Estudos apontam que cerca de 80% dos infectados pelo novo coronavírus não têm nenhum sintoma da doença ou apresentam sintomas leves.
"Se conseguíssemos testar todos os casos que aparecem, é provável que a maioria fosse Covid-19", diz Patrícia Canto, pneumologista da Escola Nacional de Saúde Pública da Fiocruz.
Assim, em uma estimativa inicial, para cada dois casos confirmados há cerca de oito infectados que potencialmente passam despercebidos e não são contabilizados pelo sistema de saúde.
O efeito mais imediato da subnotificação é a subestimação do número de casos e do impacto da doença, diz Canto. "Sem esse dado, não é possível diferenciar as áreas com maior risco nem saber para onde direcionar os profissionais e os leitos", afirma.
Para Ana Freitas Ribeiro, infectologista no Instituto de Infectologia Emilio Ribas, de São Paulo, há a necessidade de realizar muito mais exames do que o país faz atualmente. "Olhar apenas para os casos graves não vai nos dizer tudo que precisamos saber sobre a doença", afirma.
A falta de testes é a principal barreira para o levantamento dos dados e, mesmo quando o exame é feito, há a chance de erro no resultado, gerando falsos negativos.
No início de abril, a Folha de S.Paulo publicou depoimentos de trabalhadores da área da saúde em diferentes cidades que relatavam uma subnotificação gigantesca da doença.

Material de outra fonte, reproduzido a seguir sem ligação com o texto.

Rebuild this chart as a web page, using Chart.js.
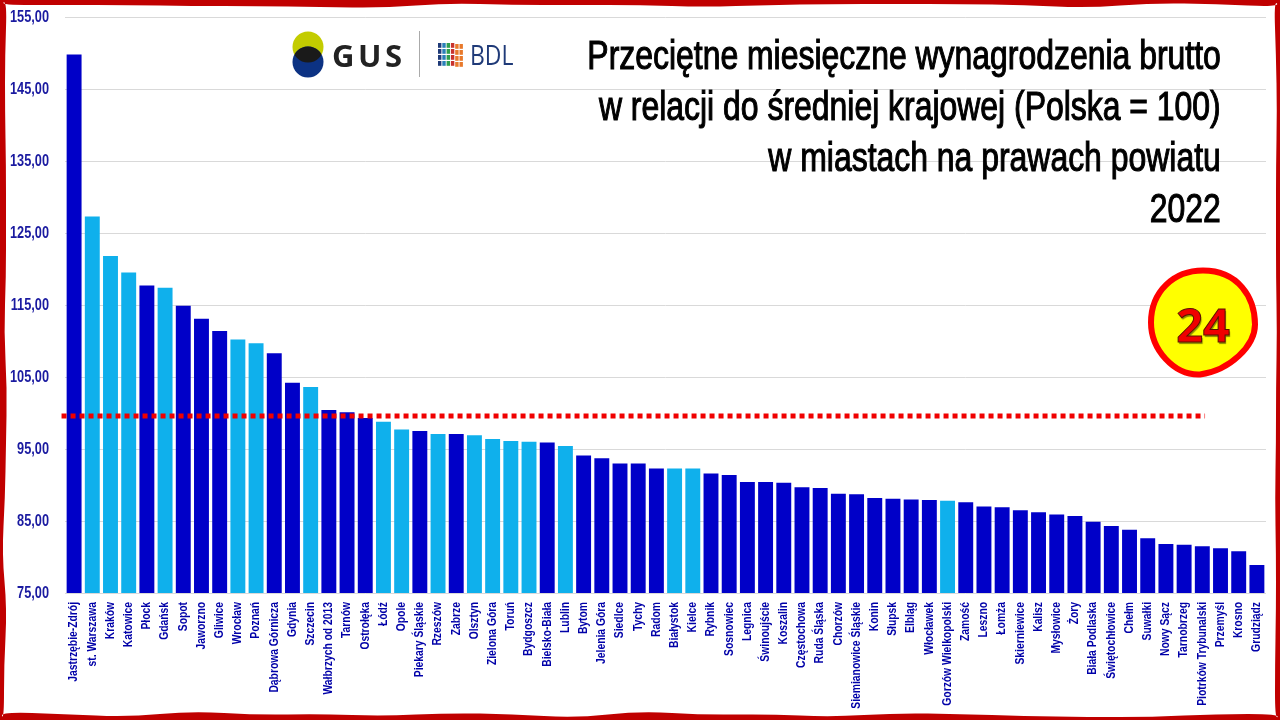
<!DOCTYPE html>
<html lang="pl"><head><meta charset="utf-8">
<style>
html,body{margin:0;padding:0;background:#fff;width:1280px;height:720px;overflow:hidden}
#wrap{position:relative;width:1280px;height:720px}
canvas{display:block}
#title{position:absolute;right:59px;top:30px;text-align:right;color:#000;font:400 40px/51px "Liberation Sans";-webkit-text-stroke:1.1px #000;white-space:nowrap;transform:scaleX(.798);transform-origin:right top}
#badge{position:absolute;left:1176px;top:296px;width:54px;text-align:center;font:700 47px/56px "Open Sans","DejaVu Sans";color:#f00000;-webkit-text-stroke:1px #5a1000;text-shadow:1px 2px 1px #8a8a00}
#gus{position:absolute;left:332px;top:36px;font:700 31px/38px "Open Sans";letter-spacing:3.5px;color:#222}
#bdl{position:absolute;left:470px;top:37px;font:400 27px/36px "Open Sans";color:#1f3a78;transform:scaleX(.85);transform-origin:left top}
</style></head><body><div id="wrap">
<canvas id="c" width="1280" height="720"></canvas>
<div id="title">Przeciętne miesięczne wynagrodzenia brutto<br>w relacji do średniej krajowej (Polska = 100)<br>w miastach na prawach powiatu<br>2022</div>
<div id="gus">GUS</div><div id="bdl">BDL</div>
<div id="badge">24</div>
</div>
<script src="https://cdn.jsdelivr.net/npm/chart.js@4"></script>
<script>
const cities=["Jastrzębie-Zdrój","st. Warszawa","Kraków","Katowice","Płock","Gdańsk","Sopot","Jaworzno","Gliwice","Wrocław","Poznań","Dąbrowa Górnicza","Gdynia","Szczecin","Wałbrzych od 2013","Tarnów","Ostrołęka","Łódź","Opole","Piekary Śląskie","Rzeszów","Zabrze","Olsztyn","Zielona Góra","Toruń","Bydgoszcz","Bielsko-Biała","Lublin","Bytom","Jelenia Góra","Siedlce","Tychy","Radom","Białystok","Kielce","Rybnik","Sosnowiec","Legnica","Świnoujście","Koszalin","Częstochowa","Ruda Śląska","Chorzów","Siemianowice Śląskie","Konin","Słupsk","Elbląg","Włocławek","Gorzów Wielkopolski","Zamość","Leszno","Łomża","Skierniewice","Kalisz","Mysłowice","Żory","Biała Podlaska","Świętochłowice","Chełm","Suwałki","Nowy Sącz","Tarnobrzeg","Piotrków Trybunalski","Przemyśl","Krosno","Grudziądz"];
const wages=[149.8,127.3,121.8,119.5,117.7,117.4,114.9,113.1,111.4,110.2,109.7,108.3,104.2,103.6,100.4,100.1,99.3,98.8,97.7,97.5,97.1,97.1,96.9,96.4,96.1,96.0,95.9,95.4,94.1,93.7,93.0,93.0,92.3,92.3,92.3,91.6,91.4,90.4,90.4,90.3,89.7,89.6,88.8,88.7,88.2,88.1,88.0,87.9,87.8,87.6,87.0,86.9,86.5,86.2,85.9,85.7,84.9,84.3,83.8,82.6,81.8,81.7,81.5,81.2,80.8,78.9];
const capitals=["st. Warszawa","Kraków","Katowice","Gdańsk","Wrocław","Poznań","Szczecin","Łódź","Opole","Rzeszów","Olsztyn","Zielona Góra","Toruń","Bydgoszcz","Lublin","Białystok","Kielce","Gorzów Wielkopolski"];
const refValue=99.6;
const refSpan=[-0.69,62.15];
const DARK="#0000c8",LIGHT="#0fb0ec";
const FONT='"Liberation Sans"';

// Decorative hand-torn frame: depth of the red edge along each side
const edgeTop=[5,5,5,6,6,7,8,3,5,5,5,7,5,4,4,4,5,8,3,4,7];
const edgeBottom=[8,6,3,9,5,6,4,7,6,2,9,5,6,3,7,6,4,3,3,6,6];
const edgeLeft=[7,5,5,6,6,6,4,7,6,5,2,7,4,4];
const edgeRight=[6,4,3,4,4,4,3,4,4,5,4,4,5,5];

// Condensed tick lettering: fillText's own maxWidth argument narrows what the axes draw
const condensePlugin={id:"condense",beforeDraw(ch){
  const c=ch.ctx;if(c._cond)return;c._cond=true;const orig=c.fillText.bind(c);
  c.fillText=(t,x,y)=>{const k=c.font.includes("17px")?.75:.86;orig(t,x,y,c.measureText(t).width*k);};
}};
const refLinePlugin={id:"refLine",afterDatasetsDraw(ch){
  const c=ch.ctx,py=ch.scales.y.getPixelForValue(refValue);
  c.save();c.strokeStyle="#f00000";c.lineWidth=5;c.setLineDash([5,4]);c.beginPath();
  c.moveTo(ch.scales.x.getPixelForValue(refSpan[0]),py);c.lineTo(ch.scales.x.getPixelForValue(refSpan[1]),py);c.stroke();c.restore();
}};
const framePlugin={id:"frame",afterDraw(ch){
  const c=ch.ctx,W=ch.width,H=ch.height,pts=[];
  edgeTop.forEach((d,i)=>pts.push([W*i/(edgeTop.length-1),d]));
  edgeRight.forEach((d,i)=>pts.push([W-d,H*i/(edgeRight.length-1)]));
  edgeBottom.slice().reverse().forEach((d,i)=>pts.push([W-W*i/(edgeBottom.length-1),H-d]));
  edgeLeft.slice().reverse().forEach((d,i)=>pts.push([d,H-H*i/(edgeLeft.length-1)]));
  c.save();c.beginPath();c.rect(0,0,W,H);
  const n=pts.length;
  c.moveTo((pts[0][0]+pts[n-1][0])/2,(pts[0][1]+pts[n-1][1])/2);
  for(let i=0;i<n;i++){const p=pts[i],q=pts[(i+1)%n];c.quadraticCurveTo(p[0],p[1],(p[0]+q[0])/2,(p[1]+q[1])/2);}
  c.closePath();c.fillStyle="#c00000";c.fill("evenodd");
  // GUS / BDL logos
  c.fillStyle="#c3cc00";c.beginPath();c.arc(308,47,15.5,0,7);c.fill();
  c.fillStyle="#0c3283";c.beginPath();c.arc(308,62,15.5,0,7);c.fill();
  c.save();c.beginPath();c.arc(308,47,15.5,0,7);c.clip();c.fillStyle="#1a1a1a";c.beginPath();c.arc(308,62,15.5,0,7);c.fill();c.restore();
  c.strokeStyle="#aaa";c.lineWidth=1;c.beginPath();c.moveTo(419.5,31);c.lineTo(419.5,77);c.stroke();
  const cols=["#1f3a78","#2a7fb8","#2e9e4f","#c8322d","#e8792b","#e8792b"];
  cols.forEach((k,i)=>{c.fillStyle=k;for(let j=0;j<4;j++)c.fillRect(438+i*4.3,43+j*6+(i>3?1:0),3.4,4.8);});
  // badge
  const cx=1203,cy=322.5,r=52,m=r*.56;c.fillStyle="#ffff00";c.strokeStyle="#ff0000";c.lineWidth=6;
  c.beginPath();c.moveTo(cx-r,cy);
  c.bezierCurveTo(cx-r,cy-m-2,cx-m,cy-r,cx,cy-r);
  c.bezierCurveTo(cx+m+6,cy-r,cx+r,cy-m+4,cx+r,cy+2);
  c.bezierCurveTo(cx+r,cy+m-6,cx+m-2,cy+r-4,cx-3,cy+r);
  c.bezierCurveTo(cx-m,cy+r+1,cx-r,cy+m-2,cx-r,cy);
  c.closePath();c.fill();c.stroke();
  c.restore();
}};

new Chart(document.getElementById("c"),{
  type:"bar",
  plugins:[condensePlugin,refLinePlugin,framePlugin],
  data:{labels:cities,datasets:[
    {label:"Wynagrodzenia",data:wages,backgroundColor:cities.map(n=>capitals.includes(n)?LIGHT:DARK),categoryPercentage:.82,barPercentage:1}
  ]},
  options:{
    responsive:false,animation:false,
    layout:{padding:{left:0,right:14,top:17,bottom:0}},
    plugins:{legend:{display:false},tooltip:{enabled:false},title:{display:false}},
    scales:{
      x:{grid:{display:false,drawTicks:false},border:{display:false},
        afterFit(a){a.height=127;a.paddingLeft=0;a.paddingRight=0;},
        ticks:{autoSkip:false,minRotation:90,maxRotation:90,padding:9,color:"#0000a8",font:{family:FONT,size:12,weight:"bold"}}},
      y:{min:75,max:155,grid:{color:"#d9d9d9",drawTicks:false},border:{display:false},
        afterFit(a){a.width=65;a.paddingTop=0;a.paddingBottom=0;},
        ticks:{stepSize:10,padding:16,color:"#1a1aa0",font:{family:FONT,size:17,weight:"bold"},callback:v=>v.toFixed(2).replace(".",",")}}
    }
  }
});
</script></body></html>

Em alguns estados e municípios, havia, à época, 1 caso informado para cada 30 ou mais episódios em que pacientes poderiam estar doentes sem que fossem registrados.
Países que se saem melhor no combate à doença, como Coreia do Sul e Alemanha, testam uma parcela maior da população do que os países que têm pior desempenho de barrar o avanço do coronavírus. "Ampliar a testagem para saber como a doença está se comportando é uma das melhores estratégias", diz Ribeiro.

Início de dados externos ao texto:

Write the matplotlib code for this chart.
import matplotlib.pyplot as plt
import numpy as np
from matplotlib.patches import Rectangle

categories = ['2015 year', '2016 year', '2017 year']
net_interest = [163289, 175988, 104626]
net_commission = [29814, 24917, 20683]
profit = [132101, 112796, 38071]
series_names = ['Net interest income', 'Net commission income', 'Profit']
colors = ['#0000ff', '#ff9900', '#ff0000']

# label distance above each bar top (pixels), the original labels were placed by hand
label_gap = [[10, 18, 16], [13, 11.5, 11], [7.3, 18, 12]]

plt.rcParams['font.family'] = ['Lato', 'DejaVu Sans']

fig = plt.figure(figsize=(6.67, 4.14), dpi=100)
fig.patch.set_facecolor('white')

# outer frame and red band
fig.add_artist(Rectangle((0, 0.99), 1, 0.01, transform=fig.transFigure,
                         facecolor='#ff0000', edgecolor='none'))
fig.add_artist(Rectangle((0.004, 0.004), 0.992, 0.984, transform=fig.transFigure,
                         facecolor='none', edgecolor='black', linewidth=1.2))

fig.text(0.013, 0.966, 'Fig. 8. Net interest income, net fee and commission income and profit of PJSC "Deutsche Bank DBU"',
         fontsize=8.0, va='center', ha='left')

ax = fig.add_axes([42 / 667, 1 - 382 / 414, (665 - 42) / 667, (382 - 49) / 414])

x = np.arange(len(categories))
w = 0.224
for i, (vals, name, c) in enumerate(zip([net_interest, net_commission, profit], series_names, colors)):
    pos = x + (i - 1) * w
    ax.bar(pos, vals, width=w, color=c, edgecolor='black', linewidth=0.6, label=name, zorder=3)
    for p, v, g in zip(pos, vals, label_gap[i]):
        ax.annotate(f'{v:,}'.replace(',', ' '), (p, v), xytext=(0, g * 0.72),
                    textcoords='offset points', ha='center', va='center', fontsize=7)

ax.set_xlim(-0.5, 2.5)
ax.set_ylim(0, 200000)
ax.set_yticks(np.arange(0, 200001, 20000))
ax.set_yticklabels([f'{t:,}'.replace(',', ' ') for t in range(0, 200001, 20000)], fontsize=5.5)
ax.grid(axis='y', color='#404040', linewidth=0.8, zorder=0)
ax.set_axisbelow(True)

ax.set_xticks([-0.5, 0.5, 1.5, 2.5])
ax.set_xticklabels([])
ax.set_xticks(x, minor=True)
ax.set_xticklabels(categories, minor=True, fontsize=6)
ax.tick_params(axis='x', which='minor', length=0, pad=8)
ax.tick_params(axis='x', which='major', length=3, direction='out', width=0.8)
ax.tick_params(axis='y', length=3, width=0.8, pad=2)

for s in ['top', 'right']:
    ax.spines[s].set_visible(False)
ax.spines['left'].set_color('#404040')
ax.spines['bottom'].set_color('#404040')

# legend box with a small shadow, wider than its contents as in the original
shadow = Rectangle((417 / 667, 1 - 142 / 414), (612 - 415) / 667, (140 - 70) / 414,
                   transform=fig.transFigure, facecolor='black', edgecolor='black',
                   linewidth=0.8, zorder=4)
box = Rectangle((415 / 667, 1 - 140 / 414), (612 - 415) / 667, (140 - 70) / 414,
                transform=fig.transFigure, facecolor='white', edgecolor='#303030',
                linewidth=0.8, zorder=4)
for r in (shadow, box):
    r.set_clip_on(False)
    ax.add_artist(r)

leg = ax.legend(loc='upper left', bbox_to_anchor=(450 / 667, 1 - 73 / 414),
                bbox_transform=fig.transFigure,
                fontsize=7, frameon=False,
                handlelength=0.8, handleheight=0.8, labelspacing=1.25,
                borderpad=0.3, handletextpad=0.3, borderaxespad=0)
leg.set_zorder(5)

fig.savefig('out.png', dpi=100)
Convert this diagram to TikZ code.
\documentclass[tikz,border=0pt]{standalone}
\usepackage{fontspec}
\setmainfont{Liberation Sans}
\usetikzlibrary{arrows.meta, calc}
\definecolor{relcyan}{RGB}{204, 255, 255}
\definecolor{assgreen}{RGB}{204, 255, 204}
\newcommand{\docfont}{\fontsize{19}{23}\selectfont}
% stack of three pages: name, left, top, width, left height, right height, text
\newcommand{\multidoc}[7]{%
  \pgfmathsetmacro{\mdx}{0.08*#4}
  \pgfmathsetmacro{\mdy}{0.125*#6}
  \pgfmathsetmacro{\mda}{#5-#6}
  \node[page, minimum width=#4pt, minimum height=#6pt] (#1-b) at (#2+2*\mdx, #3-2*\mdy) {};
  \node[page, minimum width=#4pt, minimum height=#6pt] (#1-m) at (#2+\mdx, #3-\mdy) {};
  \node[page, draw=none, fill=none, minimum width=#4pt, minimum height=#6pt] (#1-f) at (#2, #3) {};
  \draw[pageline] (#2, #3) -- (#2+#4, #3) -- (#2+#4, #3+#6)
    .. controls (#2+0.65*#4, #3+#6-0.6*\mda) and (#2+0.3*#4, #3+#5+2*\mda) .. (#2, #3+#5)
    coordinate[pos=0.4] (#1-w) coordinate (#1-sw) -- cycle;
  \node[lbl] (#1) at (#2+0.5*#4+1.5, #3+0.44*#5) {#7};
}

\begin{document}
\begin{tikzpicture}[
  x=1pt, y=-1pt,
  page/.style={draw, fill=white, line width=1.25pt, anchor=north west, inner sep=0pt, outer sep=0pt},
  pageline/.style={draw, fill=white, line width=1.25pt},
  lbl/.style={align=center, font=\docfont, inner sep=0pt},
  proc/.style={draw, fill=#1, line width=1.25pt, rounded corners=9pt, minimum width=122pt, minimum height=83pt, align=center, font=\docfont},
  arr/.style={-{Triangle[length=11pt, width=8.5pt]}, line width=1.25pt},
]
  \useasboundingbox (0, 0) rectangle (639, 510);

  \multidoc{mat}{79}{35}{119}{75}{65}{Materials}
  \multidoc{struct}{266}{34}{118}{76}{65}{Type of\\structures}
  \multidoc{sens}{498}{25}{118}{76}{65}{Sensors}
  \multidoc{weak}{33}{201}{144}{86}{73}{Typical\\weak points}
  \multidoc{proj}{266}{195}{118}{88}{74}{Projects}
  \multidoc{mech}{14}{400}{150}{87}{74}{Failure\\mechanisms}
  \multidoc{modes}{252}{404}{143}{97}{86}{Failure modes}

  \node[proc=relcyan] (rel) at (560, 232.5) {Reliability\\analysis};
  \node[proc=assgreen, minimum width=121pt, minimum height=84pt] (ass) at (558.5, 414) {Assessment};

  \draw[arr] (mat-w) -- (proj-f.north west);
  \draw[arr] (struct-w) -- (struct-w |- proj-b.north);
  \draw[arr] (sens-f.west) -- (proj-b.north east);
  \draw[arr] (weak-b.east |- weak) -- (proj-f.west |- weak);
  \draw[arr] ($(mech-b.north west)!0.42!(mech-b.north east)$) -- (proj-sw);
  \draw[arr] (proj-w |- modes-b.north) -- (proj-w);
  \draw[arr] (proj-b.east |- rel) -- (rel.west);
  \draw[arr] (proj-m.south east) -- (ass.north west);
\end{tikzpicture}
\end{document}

Com esses dados em mãos, os governos podem verificar a eficiência das medidas adotadas ou definir qual o melhor momento para afrouxar o distanciamento social, por exemplo.
"Esses números atualizados também são importantes para saber se um bairro ou uma cidade precisa de um bloqueio mais rígido para evitar que a doença se espalhe", afirma Canto, da Fiocruz.

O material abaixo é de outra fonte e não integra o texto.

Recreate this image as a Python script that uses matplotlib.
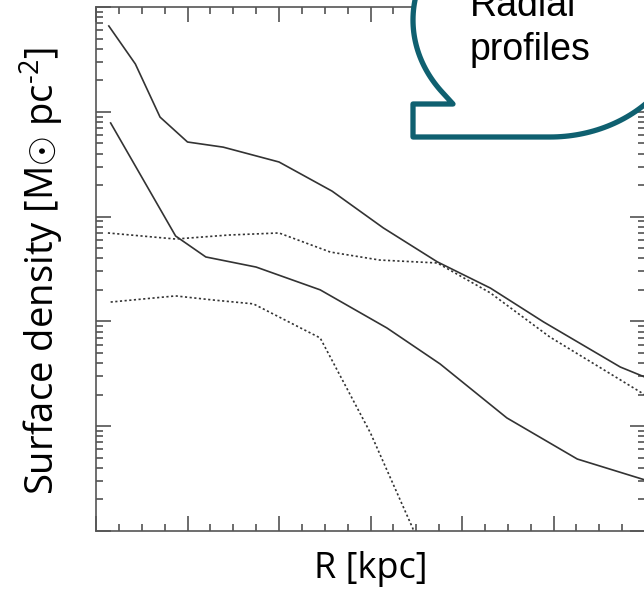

O aumento na movimentação em alguns cemitérios do país também é apontado como indicativo da subnotificação.
Segundo reportagem publicada na Folha de S.Paulo na segunda-feira (27), um único cemitério de Manaus, que recebia cerca de 30 enterros por dia antes da pandemia, chegou a um pico no domingo (26), quando 142 sepultamentos foram realizados.
O número de mortes no estado de São Paulo teve um crescimento de 1.481 casos acima da média dos últimos quatro anos para o mês de março. No mesmo mês, foram registrados 731 óbitos por Covid-19.
Embora o Ministério da Saúde e as secretarias de saúde dos estados estejam usando os dados disponíveis para pautar suas ações, a demora do resultado dos testes faz com que as autoridades trabalhem baseadas no passado.
"Quando vemos os dados da mortalidade, olhamos para pacientes que adoeceram há pelo menos uma semana. Com esses números nós estamos sempre correndo atrás do prejuízo, eles nos informam o que já passou", diz Canto.
Algumas das mortes causadas pelo novo coronavírus chegam a levar mais de um mês para terem a causa confirmada. De acordo com o Ministério da Saúde, 86% das mortes ocorridas sob suspeita de Covid-19 já tiveram a investigação concluída.
O secretário de vigilância em saúde do ministério, Wanderson Oliveira, disse ainda que estados e municípios são orientados a priorizar a inserção de óbitos com suspeita ou confirmação de Covid-19 no sistema, para agilizar o processo de investigação dessas mortes.
A falta de testes também causa uma distorção na taxa de letalidade da doença no país -a porcentagem de pessoas infectadas pelo vírus que morrem pela Covid-19. Com os números oficiais atuais, a letalidade da doença no país está próxima de 7%.
Segundo estimativa divulgada pela Organização Mundial da Saúde (OMS) no início de março, esse número deve estar em torno de 3,4%. Para Canto, esse é outra pista da subnotificação. "A taxa de mortalidade leva em consideração os casos testados; com uma vigilância maior, mais testes, esse número tende a cair", diz a pneumologista.